--- BEGIN EXERCISE INPUT ---

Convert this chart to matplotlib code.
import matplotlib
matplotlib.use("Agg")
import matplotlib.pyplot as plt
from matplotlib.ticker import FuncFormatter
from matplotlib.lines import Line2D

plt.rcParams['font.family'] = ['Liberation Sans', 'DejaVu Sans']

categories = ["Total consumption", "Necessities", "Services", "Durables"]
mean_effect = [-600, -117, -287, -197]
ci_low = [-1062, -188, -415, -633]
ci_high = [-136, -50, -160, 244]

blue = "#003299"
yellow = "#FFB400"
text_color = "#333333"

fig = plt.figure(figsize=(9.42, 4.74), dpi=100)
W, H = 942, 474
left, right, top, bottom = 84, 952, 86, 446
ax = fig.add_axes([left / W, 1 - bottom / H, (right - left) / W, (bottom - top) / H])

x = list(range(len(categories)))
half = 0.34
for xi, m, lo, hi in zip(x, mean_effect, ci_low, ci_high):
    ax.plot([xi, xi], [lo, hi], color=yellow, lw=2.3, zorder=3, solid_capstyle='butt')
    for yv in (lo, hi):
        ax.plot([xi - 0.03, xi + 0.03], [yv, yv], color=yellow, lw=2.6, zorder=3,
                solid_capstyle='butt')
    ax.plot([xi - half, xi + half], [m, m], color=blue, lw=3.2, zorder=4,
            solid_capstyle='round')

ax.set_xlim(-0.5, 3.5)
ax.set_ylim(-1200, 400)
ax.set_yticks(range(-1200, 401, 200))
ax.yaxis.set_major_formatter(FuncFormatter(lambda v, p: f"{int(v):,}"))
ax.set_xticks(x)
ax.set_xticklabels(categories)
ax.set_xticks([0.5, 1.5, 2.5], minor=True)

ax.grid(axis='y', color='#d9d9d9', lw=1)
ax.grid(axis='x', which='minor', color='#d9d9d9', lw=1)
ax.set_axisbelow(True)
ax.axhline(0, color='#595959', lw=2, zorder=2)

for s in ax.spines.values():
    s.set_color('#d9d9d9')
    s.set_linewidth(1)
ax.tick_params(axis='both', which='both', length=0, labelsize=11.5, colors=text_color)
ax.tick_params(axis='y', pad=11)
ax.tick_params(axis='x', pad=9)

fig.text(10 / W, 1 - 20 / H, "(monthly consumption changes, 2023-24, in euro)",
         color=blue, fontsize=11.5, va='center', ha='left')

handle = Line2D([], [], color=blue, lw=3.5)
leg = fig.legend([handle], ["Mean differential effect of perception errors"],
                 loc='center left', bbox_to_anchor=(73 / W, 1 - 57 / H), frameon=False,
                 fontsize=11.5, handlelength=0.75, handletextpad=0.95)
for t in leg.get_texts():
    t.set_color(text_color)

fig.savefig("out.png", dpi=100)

--- END EXERCISE INPUT ---
--- BEGIN EXERCISE INPUT ---

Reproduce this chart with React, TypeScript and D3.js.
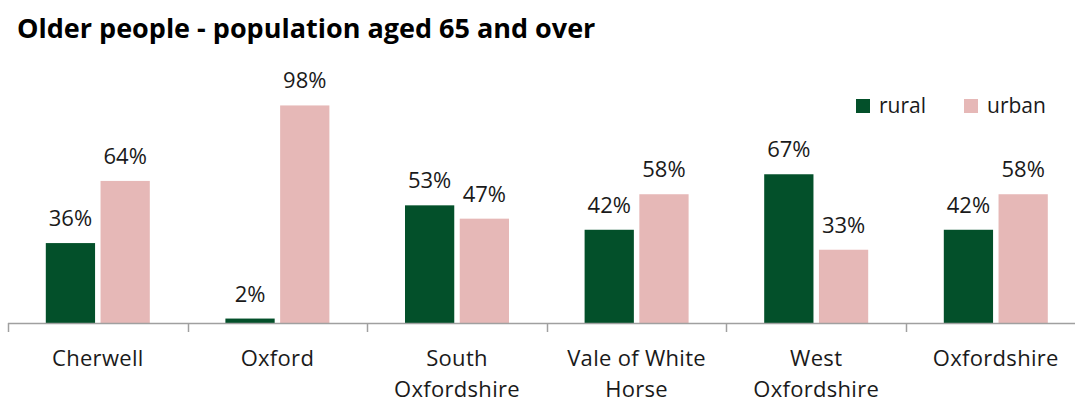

--- END EXERCISE INPUT ---
--- BEGIN EXERCISE INPUT ---

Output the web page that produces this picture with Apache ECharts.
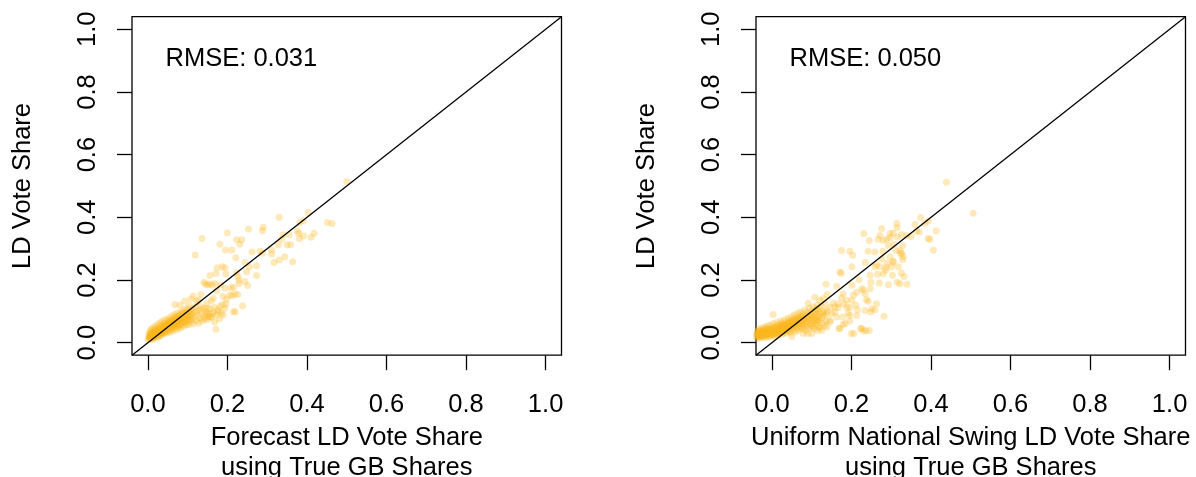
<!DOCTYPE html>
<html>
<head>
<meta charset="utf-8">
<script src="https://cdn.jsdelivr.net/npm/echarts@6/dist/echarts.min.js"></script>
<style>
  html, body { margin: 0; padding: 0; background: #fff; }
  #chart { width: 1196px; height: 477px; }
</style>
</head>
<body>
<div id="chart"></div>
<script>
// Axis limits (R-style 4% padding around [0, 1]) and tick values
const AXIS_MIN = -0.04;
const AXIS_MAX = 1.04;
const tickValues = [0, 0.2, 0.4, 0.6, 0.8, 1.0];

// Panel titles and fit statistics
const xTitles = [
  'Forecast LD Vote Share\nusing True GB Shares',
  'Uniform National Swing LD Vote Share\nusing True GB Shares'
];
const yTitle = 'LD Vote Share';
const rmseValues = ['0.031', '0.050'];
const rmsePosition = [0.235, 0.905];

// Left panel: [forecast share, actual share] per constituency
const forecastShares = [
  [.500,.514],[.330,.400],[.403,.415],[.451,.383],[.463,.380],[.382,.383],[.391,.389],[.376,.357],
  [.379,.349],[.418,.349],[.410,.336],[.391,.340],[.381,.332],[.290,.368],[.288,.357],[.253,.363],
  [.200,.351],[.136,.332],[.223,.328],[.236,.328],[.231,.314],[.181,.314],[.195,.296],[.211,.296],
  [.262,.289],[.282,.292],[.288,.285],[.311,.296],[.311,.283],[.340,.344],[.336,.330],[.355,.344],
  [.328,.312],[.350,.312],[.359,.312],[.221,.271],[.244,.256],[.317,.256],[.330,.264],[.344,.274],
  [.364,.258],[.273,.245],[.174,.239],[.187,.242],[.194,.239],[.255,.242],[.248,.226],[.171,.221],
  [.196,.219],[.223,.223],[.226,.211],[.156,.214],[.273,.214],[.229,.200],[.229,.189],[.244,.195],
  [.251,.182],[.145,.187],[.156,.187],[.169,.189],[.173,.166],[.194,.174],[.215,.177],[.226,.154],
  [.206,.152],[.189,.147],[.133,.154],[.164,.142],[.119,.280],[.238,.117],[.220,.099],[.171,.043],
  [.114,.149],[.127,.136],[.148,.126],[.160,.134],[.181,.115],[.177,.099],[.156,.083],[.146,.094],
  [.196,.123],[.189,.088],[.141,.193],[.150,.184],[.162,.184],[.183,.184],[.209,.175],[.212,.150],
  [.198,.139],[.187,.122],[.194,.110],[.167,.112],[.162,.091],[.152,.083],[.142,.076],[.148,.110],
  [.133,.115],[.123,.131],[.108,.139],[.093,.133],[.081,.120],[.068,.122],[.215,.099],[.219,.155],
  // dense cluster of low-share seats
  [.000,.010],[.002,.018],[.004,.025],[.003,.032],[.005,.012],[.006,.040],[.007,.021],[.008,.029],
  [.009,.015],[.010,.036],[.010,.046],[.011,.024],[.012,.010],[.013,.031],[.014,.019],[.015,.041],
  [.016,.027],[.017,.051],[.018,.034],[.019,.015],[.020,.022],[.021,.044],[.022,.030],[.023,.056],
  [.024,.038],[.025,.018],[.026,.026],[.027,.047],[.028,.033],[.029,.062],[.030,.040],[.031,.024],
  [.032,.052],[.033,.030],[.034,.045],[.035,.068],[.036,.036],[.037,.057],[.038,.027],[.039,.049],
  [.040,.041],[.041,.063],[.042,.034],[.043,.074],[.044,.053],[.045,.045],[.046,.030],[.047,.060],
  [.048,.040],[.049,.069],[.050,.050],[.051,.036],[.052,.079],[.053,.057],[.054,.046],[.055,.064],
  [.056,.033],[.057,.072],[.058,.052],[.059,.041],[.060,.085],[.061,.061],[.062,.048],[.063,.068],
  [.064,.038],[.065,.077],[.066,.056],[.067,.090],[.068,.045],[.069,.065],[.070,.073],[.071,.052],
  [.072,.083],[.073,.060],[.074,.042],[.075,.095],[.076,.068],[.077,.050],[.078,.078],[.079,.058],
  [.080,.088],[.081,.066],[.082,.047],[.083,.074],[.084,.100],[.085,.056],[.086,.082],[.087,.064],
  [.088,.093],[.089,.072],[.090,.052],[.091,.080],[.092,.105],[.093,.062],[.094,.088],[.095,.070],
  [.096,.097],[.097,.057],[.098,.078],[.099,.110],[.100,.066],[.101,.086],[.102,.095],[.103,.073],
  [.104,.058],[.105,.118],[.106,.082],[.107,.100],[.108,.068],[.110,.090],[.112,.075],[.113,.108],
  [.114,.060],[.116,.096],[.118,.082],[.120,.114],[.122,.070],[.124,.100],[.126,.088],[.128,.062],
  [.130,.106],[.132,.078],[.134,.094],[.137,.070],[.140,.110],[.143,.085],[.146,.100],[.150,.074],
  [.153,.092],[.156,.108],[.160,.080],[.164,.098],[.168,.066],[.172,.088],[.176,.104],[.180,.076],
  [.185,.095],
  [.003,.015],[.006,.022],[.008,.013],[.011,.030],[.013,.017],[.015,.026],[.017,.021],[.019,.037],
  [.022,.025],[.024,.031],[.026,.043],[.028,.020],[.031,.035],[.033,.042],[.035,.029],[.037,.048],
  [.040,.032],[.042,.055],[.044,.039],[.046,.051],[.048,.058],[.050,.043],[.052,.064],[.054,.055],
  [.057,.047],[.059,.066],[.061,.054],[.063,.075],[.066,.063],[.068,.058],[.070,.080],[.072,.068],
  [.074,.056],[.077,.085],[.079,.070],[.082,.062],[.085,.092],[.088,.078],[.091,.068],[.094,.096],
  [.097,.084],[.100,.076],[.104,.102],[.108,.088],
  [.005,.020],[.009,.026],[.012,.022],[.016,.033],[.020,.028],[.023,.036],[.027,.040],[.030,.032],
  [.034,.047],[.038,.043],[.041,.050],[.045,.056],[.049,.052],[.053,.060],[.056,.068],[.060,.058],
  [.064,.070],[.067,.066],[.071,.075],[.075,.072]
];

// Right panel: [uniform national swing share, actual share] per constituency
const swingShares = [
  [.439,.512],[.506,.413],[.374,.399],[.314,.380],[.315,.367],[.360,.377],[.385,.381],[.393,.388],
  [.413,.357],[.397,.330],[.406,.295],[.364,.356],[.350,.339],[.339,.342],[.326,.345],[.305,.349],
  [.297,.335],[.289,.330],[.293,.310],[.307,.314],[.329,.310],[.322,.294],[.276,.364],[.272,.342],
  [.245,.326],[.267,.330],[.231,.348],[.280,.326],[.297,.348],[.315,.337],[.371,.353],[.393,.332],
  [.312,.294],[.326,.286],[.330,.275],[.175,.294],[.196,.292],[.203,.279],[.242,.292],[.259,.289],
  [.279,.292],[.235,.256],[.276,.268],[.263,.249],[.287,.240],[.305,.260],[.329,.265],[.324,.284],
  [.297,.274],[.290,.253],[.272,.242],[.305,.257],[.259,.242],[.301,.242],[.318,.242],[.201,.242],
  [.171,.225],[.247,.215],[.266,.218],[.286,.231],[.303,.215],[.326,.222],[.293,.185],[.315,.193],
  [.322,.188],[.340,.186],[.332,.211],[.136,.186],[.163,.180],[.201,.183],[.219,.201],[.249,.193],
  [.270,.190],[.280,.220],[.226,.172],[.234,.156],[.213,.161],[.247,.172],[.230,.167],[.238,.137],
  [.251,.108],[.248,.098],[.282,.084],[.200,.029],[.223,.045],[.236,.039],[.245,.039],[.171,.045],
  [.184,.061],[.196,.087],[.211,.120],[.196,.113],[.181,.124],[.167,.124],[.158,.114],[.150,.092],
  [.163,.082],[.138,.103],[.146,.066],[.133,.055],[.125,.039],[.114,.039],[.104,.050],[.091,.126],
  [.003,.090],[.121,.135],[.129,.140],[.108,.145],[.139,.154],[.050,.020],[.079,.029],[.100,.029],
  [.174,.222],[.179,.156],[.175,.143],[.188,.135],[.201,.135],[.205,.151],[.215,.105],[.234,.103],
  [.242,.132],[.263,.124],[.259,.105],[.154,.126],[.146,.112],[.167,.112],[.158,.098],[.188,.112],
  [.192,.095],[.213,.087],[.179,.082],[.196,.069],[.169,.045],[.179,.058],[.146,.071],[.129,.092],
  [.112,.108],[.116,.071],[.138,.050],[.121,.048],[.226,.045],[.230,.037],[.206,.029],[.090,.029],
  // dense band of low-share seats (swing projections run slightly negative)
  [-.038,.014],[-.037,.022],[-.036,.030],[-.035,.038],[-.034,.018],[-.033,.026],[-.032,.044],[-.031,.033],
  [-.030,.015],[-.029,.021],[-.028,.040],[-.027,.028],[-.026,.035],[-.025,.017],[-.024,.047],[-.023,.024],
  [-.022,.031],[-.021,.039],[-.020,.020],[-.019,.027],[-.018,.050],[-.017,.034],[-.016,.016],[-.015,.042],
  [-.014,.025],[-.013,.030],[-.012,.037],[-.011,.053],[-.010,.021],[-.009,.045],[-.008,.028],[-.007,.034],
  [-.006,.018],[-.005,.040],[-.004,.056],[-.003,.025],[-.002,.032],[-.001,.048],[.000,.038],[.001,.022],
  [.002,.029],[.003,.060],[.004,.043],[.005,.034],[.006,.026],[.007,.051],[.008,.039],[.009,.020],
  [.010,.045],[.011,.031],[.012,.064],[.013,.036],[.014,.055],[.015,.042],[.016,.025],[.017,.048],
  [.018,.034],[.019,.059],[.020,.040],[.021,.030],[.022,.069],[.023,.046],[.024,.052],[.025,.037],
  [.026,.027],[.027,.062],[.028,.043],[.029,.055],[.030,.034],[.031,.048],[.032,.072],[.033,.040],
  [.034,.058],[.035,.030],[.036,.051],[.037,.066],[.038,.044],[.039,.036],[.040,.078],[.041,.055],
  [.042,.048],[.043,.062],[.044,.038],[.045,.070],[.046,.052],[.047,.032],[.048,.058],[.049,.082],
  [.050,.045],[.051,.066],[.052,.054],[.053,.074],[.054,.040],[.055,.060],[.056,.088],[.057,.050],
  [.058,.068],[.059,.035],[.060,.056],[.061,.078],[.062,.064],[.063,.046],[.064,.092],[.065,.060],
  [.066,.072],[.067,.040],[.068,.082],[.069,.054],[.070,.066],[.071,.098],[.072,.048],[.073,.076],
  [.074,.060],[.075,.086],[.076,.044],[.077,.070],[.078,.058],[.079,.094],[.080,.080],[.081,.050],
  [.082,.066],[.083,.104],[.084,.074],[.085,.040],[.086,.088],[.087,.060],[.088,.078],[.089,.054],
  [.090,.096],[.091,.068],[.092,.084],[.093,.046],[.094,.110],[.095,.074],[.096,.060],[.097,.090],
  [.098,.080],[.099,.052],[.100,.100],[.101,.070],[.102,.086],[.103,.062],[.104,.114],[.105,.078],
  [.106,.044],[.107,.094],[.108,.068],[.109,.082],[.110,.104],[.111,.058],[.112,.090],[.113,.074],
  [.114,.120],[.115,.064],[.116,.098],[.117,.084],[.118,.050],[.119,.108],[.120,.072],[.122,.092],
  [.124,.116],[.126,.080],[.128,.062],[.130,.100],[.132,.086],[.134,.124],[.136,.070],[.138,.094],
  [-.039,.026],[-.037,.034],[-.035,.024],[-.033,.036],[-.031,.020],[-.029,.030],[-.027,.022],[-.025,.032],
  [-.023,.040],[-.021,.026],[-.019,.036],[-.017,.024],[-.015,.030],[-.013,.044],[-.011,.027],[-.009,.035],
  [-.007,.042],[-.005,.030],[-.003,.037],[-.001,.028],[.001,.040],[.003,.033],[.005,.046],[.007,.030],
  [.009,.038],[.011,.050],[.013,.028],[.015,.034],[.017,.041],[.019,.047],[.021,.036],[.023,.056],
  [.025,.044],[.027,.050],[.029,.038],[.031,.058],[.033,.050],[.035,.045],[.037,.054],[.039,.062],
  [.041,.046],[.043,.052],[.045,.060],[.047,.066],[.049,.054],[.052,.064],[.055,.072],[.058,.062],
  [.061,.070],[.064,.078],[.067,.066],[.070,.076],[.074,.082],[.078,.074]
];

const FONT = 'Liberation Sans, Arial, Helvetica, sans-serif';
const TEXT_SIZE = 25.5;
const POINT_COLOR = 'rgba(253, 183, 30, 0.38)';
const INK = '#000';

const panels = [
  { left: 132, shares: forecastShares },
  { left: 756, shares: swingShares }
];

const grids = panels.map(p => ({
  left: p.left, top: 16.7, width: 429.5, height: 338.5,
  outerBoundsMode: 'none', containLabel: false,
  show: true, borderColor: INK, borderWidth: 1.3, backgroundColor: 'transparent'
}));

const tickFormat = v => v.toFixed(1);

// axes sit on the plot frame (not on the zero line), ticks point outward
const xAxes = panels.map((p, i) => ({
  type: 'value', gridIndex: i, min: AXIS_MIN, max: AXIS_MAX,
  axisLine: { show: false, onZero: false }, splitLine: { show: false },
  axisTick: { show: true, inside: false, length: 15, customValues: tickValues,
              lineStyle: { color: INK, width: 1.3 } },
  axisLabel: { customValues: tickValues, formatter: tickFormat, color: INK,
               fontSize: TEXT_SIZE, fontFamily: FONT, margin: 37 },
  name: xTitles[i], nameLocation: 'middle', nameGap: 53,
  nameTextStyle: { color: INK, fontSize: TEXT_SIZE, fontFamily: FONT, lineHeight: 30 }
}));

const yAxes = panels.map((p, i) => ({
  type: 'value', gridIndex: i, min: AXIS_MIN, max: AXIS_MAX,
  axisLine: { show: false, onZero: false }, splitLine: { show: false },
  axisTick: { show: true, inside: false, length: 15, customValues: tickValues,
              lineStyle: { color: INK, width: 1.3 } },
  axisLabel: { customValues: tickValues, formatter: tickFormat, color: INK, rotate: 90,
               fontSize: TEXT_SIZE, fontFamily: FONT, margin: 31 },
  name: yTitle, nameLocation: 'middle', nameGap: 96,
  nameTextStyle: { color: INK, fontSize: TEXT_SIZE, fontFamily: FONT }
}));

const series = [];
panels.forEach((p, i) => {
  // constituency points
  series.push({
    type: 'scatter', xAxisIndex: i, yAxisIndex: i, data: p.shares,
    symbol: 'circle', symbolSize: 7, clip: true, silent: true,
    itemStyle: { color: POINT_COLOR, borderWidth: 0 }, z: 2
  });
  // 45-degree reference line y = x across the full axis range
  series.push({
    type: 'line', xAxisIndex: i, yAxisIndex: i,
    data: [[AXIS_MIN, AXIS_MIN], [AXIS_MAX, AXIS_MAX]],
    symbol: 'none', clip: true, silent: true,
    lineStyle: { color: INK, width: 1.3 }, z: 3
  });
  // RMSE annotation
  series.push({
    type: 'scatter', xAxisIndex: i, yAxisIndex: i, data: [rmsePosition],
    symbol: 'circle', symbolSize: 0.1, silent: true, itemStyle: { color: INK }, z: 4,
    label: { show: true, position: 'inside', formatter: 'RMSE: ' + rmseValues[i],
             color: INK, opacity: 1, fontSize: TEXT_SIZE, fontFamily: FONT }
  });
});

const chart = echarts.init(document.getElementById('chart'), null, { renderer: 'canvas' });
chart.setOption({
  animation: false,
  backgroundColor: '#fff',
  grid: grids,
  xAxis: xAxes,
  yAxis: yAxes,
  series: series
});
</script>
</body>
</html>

--- END EXERCISE INPUT ---

→ TASK TO CARRY OUT: Copy out every line of the data that includes "this".

→ THE COMPLETED TASK:
Convert this chart to matplotlib code.
Reproduce this chart with React, TypeScript and D3.js.
Output the web page that produces this picture with Apache ECharts.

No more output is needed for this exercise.